Configure k and chunk size by passing settings.rag in the request:
await fetch('/ai/agent/stream', {
method: 'POST',
headers: { /* ... */ },
body: JSON.stringify({
task: 'What does the report say about Q3 revenue?',
files: [{ path: 'uploads/report.pdf', name: 'report.pdf' }],
settings: {
rag: {
chunkSize: 1200,
chunkOverlap: 200,
topK: 5,
},
},
}),
});
For documents under the chunk threshold (~80% of context window), RAG is skipped and the full text is included.
Re-using a processed document
The first time a document is processed, the extracted text and embeddings are cached under the org's storage key. Subsequent runs that reference the same path skip extraction and re-use the cached chunks.

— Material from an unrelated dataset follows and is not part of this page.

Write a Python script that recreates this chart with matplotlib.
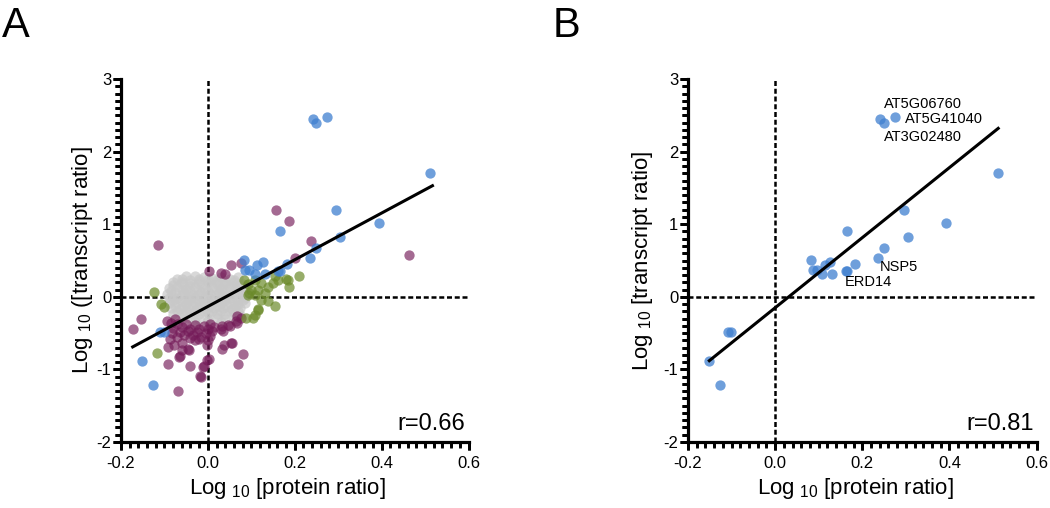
"""Protein vs transcript ratio scatter, two panels (A: all classes, B: blue subset)."""

import matplotlib

matplotlib.use("Agg")
import matplotlib.pyplot as plt  # noqa: E402
from matplotlib.ticker import MultipleLocator, FormatStrFormatter  # noqa: E402

plt.rcParams["font.family"] = ["Liberation Sans", "DejaVu Sans"]
plt.rcParams["mathtext.fontset"] = "custom"
plt.rcParams["mathtext.rm"] = "Liberation Sans"
plt.rcParams.update({
    "xtick.major.size": 6, "xtick.minor.size": 4.5,
    "ytick.major.size": 6, "ytick.minor.size": 4.5,
    "xtick.major.width": 2.0, "xtick.minor.width": 2.0,
    "ytick.major.width": 2.0, "ytick.minor.width": 2.0,
    "xtick.major.pad": 4, "ytick.major.pad": 1,
    "xtick.labelsize": 12, "ytick.labelsize": 12,
})

# --- data (log10 protein ratio, log10 transcript ratio) ---
blue_x = [-0.151, -0.127, -0.109, -0.102, 0.083, 0.086, 0.095, 0.108, 0.114,
          0.126, 0.131, 0.165, 0.162, 0.166, 0.183, 0.236, 0.250, 0.241,
          0.250, 0.274, 0.295, 0.305, 0.393, 0.512]
blue_y = [-0.88, -1.21, -0.49, -0.48, 0.51, 0.37, 0.37, 0.31, 0.44,
          0.48, 0.32, 0.90, 0.35, 0.35, 0.45, 0.54, 0.67, 2.45,
          2.39, 2.48, 1.19, 0.83, 1.02, 1.71]

purple_x = [-0.114, -0.172, -0.154, 0.156, 0.186, 0.237, 0.200, 0.462,
            0.003, 0.030, 0.040, 0.053, 0.077,
            -0.092, -0.091, -0.064, -0.068, -0.040, -0.018, -0.008, 0.002,
            -0.002, 0.069, 0.081, 0.055, 0.038, 0.032, -0.086, -0.078,
            -0.059, -0.045, -0.029, 0.068, 0.068, 0.050, 0.032, 0.035,
            0.077, 0.046, 0.030, -0.094, -0.082, -0.059, -0.043, -0.067,
            -0.012, -0.001, -0.016, 0.053, 0.065,
            -0.070, -0.060, -0.050, -0.040, -0.030, -0.020, -0.010, 0.000,
            0.005, -0.065, -0.055, -0.045, -0.035, -0.025, -0.015, -0.005,
            0.005, -0.070, -0.040, -0.020, 0.000, -0.080, -0.085, 0.010,
            0.015, -0.075]
purple_y = [0.72, -0.44, -0.31, 1.19, 1.05, 0.77, 0.53, 0.58,
            0.36, 0.33, 0.31, 0.44, 0.47,
            -0.69, -0.92, -0.82, -1.30, -0.95, -1.09, -0.95, -0.85,
            -0.67, -0.92, -0.79, -0.64, -0.66, -0.72, -0.58, -0.66,
            -0.63, -0.72, -0.59, -0.27, -0.36, -0.40, -0.40, -0.47,
            -0.29, -0.39, -0.45, -0.34, -0.50, -0.73, -0.73, -0.83,
            -0.96, -0.87, -1.10, -0.64, -0.34,
            -0.38, -0.42, -0.37, -0.44, -0.39, -0.45, -0.40, -0.44,
            -0.38, -0.48, -0.52, -0.47, -0.53, -0.49, -0.55, -0.50,
            -0.54, -0.55, -0.57, -0.58, -0.60, -0.43, -0.36, -0.47,
            -0.41, -0.31]

green_x = [-0.123, -0.108, -0.102, -0.117, 0.210, 0.184, 0.187, 0.154,
           0.162, 0.150, 0.139, 0.123, 0.131, 0.116, 0.100, 0.092, 0.108,
           0.123, 0.139, 0.116, 0.108, 0.088, 0.104, 0.084, 0.092, 0.108,
           0.154, 0.095, 0.115, 0.181]
green_y = [0.064, -0.105, -0.14, -0.77, 0.29, 0.23, 0.13, -0.13,
           0.23, 0.19, 0.14, 0.19, 0.05, 0.10, 0.10, 0.03, 0.03,
           -0.04, -0.06, -0.18, -0.25, -0.29, -0.29, 0.23, 0.17, 0.23,
           0.28, 0.055, -0.165, 0.24]

gray_x = [-0.05, -0.03, -0.01, 0.01, -0.07, 0.03, 0.05, 0.07,
          -0.08, -0.06, -0.04, -0.02, 0.00, 0.02, 0.04, 0.06, 0.08,
          -0.09, -0.07, -0.05, -0.03, -0.01, 0.01, 0.03, 0.05, 0.07, 0.085,
          -0.095, -0.075, -0.055, -0.035, -0.015, 0.005, 0.025, 0.045, 0.065, 0.08,
          -0.09, -0.07, -0.05, -0.03, -0.01, 0.01, 0.03, 0.05, 0.07, 0.085,
          -0.09, -0.07, -0.05, -0.03, -0.01, 0.01, 0.03, 0.05, 0.07, 0.085,
          -0.085, -0.065, -0.045, -0.025, -0.005, 0.015, 0.035, 0.055, 0.075,
          -0.08, -0.06, -0.04, -0.02, 0.00, 0.02, 0.04, 0.06, 0.075,
          -0.06, -0.04, -0.02, 0.00, 0.02, 0.04, 0.06,
          -0.03, 0.00, 0.03,
          -0.06, -0.04, -0.02, 0.00, 0.02, 0.04, 0.06,
          -0.08, -0.06, -0.04, -0.02, 0.00, 0.02, 0.04, 0.06, 0.075,
          -0.085, -0.06, -0.04, -0.02, 0.00, 0.02, 0.04, 0.06, 0.08,
          -0.08, -0.06, -0.04, -0.02, 0.00, 0.02, 0.04, 0.06, 0.08,
          -0.08, -0.06, -0.04, -0.02, 0.00, 0.02, 0.04, 0.06, 0.08,
          -0.075, -0.055, -0.035, -0.015, 0.005, 0.025, 0.045, 0.065,
          -0.07, -0.05, -0.03, -0.01, 0.01, 0.03, 0.05, 0.07]
gray_y = [0.28, 0.29, 0.27, 0.26, 0.25, 0.27, 0.25, 0.27,
          0.20, 0.21, 0.19, 0.22, 0.20, 0.21, 0.19, 0.20, 0.18,
          0.12, 0.13, 0.11, 0.14, 0.12, 0.13, 0.11, 0.14, 0.12, 0.10,
          0.04, 0.06, 0.05, 0.03, 0.06, 0.04, 0.06, 0.03, 0.05, 0.04,
          -0.02, -0.01, -0.03, -0.02, -0.01, -0.03, -0.02, -0.01, -0.03, -0.02,
          -0.09, -0.08, -0.10, -0.09, -0.08, -0.10, -0.09, -0.08, -0.10, -0.09,
          -0.16, -0.17, -0.15, -0.16, -0.17, -0.15, -0.16, -0.17, -0.15,
          -0.23, -0.22, -0.24, -0.23, -0.22, -0.24, -0.23, -0.22, -0.25,
          -0.30, -0.29, -0.31, -0.30, -0.29, -0.31, -0.30,
          -0.35, -0.34, -0.35,
          0.24, 0.23, 0.25, 0.24, 0.23, 0.22, 0.23,
          0.16, 0.17, 0.15, 0.17, 0.16, 0.17, 0.16, 0.15, 0.16,
          0.08, 0.09, 0.08, 0.09, 0.08, 0.09, 0.08, 0.09, 0.08,
          0.01, 0.02, 0.01, 0.02, 0.01, 0.02, 0.01, 0.02, 0.01,
          -0.05, -0.06, -0.05, -0.06, -0.05, -0.06, -0.05, -0.06, -0.05,
          -0.12, -0.13, -0.12, -0.13, -0.12, -0.13, -0.12, -0.13,
          -0.19, -0.20, -0.19, -0.20, -0.19, -0.20, -0.19, -0.20]

# regression line end points
fit_a_x = [-0.173, 0.517]
fit_a_y = [-0.69, 1.53]
fit_b_x = [-0.151, 0.512]
fit_b_y = [-0.88, 2.32]

r_a = "r=0.66"
r_b = "r=0.81"

gene_labels = ["AT5G06760", "AT5G41040", "AT3G02480", "NSP5", "ERD14"]
gene_x = [0.250, 0.297, 0.250, 0.240, 0.160]
gene_y = [2.66, 2.45, 2.20, 0.41, 0.20]

XLIM = (-0.2, 0.6)
YLIM = (-2, 3)

BLUE = "#3f7fd0"
PURPLE = "#741a58"
GREEN = "#6b8a2a"
GRAY = "#c8c8c8"
MS = 55

XLAB = r"Log$_{\ \mathregular{10}}$ [protein ratio]"


def in_range(vals, lo, hi):
    return [v for v in vals if lo - 1e-9 <= v <= hi + 1e-9]


def comb_ticks(ax):
    """Prism-style comb ticks, drawn in data coords just outside the frame."""
    x0, x1 = XLIM
    y0, y1 = YLIM
    # tick lengths in data units (~5.5 px minor, ~8 px major)
    for step, ln in ((0.02, 0.075), (0.2, 0.11)):
        locs = in_range(MultipleLocator(step).tick_values(x0, x1), x0, x1)
        ax.vlines(locs, y0 - ln, y0, colors="black", lw=2.0,
                  clip_on=False, zorder=6)
    for step, ln in ((0.1, 0.0128), (1.0, 0.0186)):
        locs = in_range(MultipleLocator(step).tick_values(y0, y1), y0, y1)
        ax.hlines(locs, x0 - ln, x0, colors="black", lw=2.0,
                  clip_on=False, zorder=6)
    ax.set_xlim(*XLIM)
    ax.set_ylim(*YLIM)


def style_axes(ax):
    ax.set_xlim(*XLIM)
    ax.set_ylim(*YLIM)
    for side in ("top", "right"):
        ax.spines[side].set_visible(False)
    for side in ("left", "bottom"):
        ax.spines[side].set_linewidth(2.3)
    ax.xaxis.set_major_locator(MultipleLocator(0.2))
    ax.xaxis.set_minor_locator(MultipleLocator(0.02))
    ax.yaxis.set_major_locator(MultipleLocator(1))
    ax.yaxis.set_minor_locator(MultipleLocator(0.1))
    ax.xaxis.set_major_formatter(FormatStrFormatter("%.1f"))
    ax.yaxis.set_major_formatter(FormatStrFormatter("%d"))
    comb_ticks(ax)
    dash = (0, (2.0, 1.1))
    ax.axvline(0, color="black", lw=1.8, ls=dash, zorder=1)
    ax.axhline(0, color="black", lw=1.8, ls=dash, zorder=1)
    ax.set_xlabel(XLAB, fontsize=16)
    ax.xaxis.set_label_coords(0.48, -0.095)


fig = plt.figure(figsize=(10.5, 5.08), dpi=100)
ax_a = fig.add_axes([0.1152, 0.1299, 0.331, 0.7146])
ax_b = fig.add_axes([0.6552, 0.1299, 0.332, 0.7146])

# panel A
style_axes(ax_a)
ax_a.scatter(gray_x, gray_y, s=MS, color=GRAY, alpha=0.7, lw=0, zorder=2)
ax_a.scatter(purple_x, purple_y, s=MS, color=PURPLE, alpha=0.65, lw=0, zorder=3)
ax_a.scatter(green_x, green_y, s=MS, color=GREEN, alpha=0.7, lw=0, zorder=3)
ax_a.scatter(blue_x, blue_y, s=MS, color=BLUE, alpha=0.75, lw=0, zorder=3)
ax_a.plot(fit_a_x, fit_a_y, color="black", lw=2.2, zorder=5)
ax_a.text(0.593, -1.83, r_a, ha="right", va="baseline", fontsize=17)
ax_a.set_ylabel(r"Log$_{\ \mathregular{10}}$ ([transcript ratio]", fontsize=16)
ax_a.yaxis.set_label_coords(-0.075, 0.5)
ax_a.set_xlim(*XLIM)
ax_a.set_ylim(*YLIM)

# panel B
style_axes(ax_b)
ax_b.scatter(blue_x, blue_y, s=MS, color=BLUE, alpha=0.75, lw=0, zorder=3)
ax_b.plot(fit_b_x, fit_b_y, color="black", lw=2.2, zorder=5)
for lab, gx, gy in zip(gene_labels, gene_x, gene_y):
    ax_b.text(gx, gy, lab, ha="left", va="center", fontsize=10.5)
ax_b.text(0.593, -1.83, r_b, ha="right", va="baseline", fontsize=17)
ax_b.set_ylabel(r"Log$_{\ \mathregular{10}}$ [transcript ratio]", fontsize=16)
ax_b.yaxis.set_label_coords(-0.095, 0.5)
ax_b.set_xlim(*XLIM)
ax_b.set_ylim(*YLIM)

fig.text(0.002, 1 - 6 / 508, "A", fontsize=30, ha="left", va="top")
fig.text(553 / 1050, 1 - 6 / 508, "B", fontsize=30, ha="left", va="top")

fig.savefig("out.png", dpi=100)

Cache eviction is by file modification time — if the underlying file changes, the extraction re-runs.
For long-running conversations referring back to a document many turns in:
// Turn 1: include files
{ task: 'Summarise...', files: [{ path: 'uploads/r.pdf', name: 'r.pdf' }], conversationId: 'c1' }
// Turn 2: don't repeat files; the agent's conversationHistory carries the doc reference
{ task: 'Now drill into Q3.', conversationId: 'c1' }
The agent uses the cached chunks for the second turn without re-fetching.
For images attached to a request (images: [...]), the path is different — vision-capable models receive the image directly as part of the message content. There's no extraction step. See Chat agent streaming.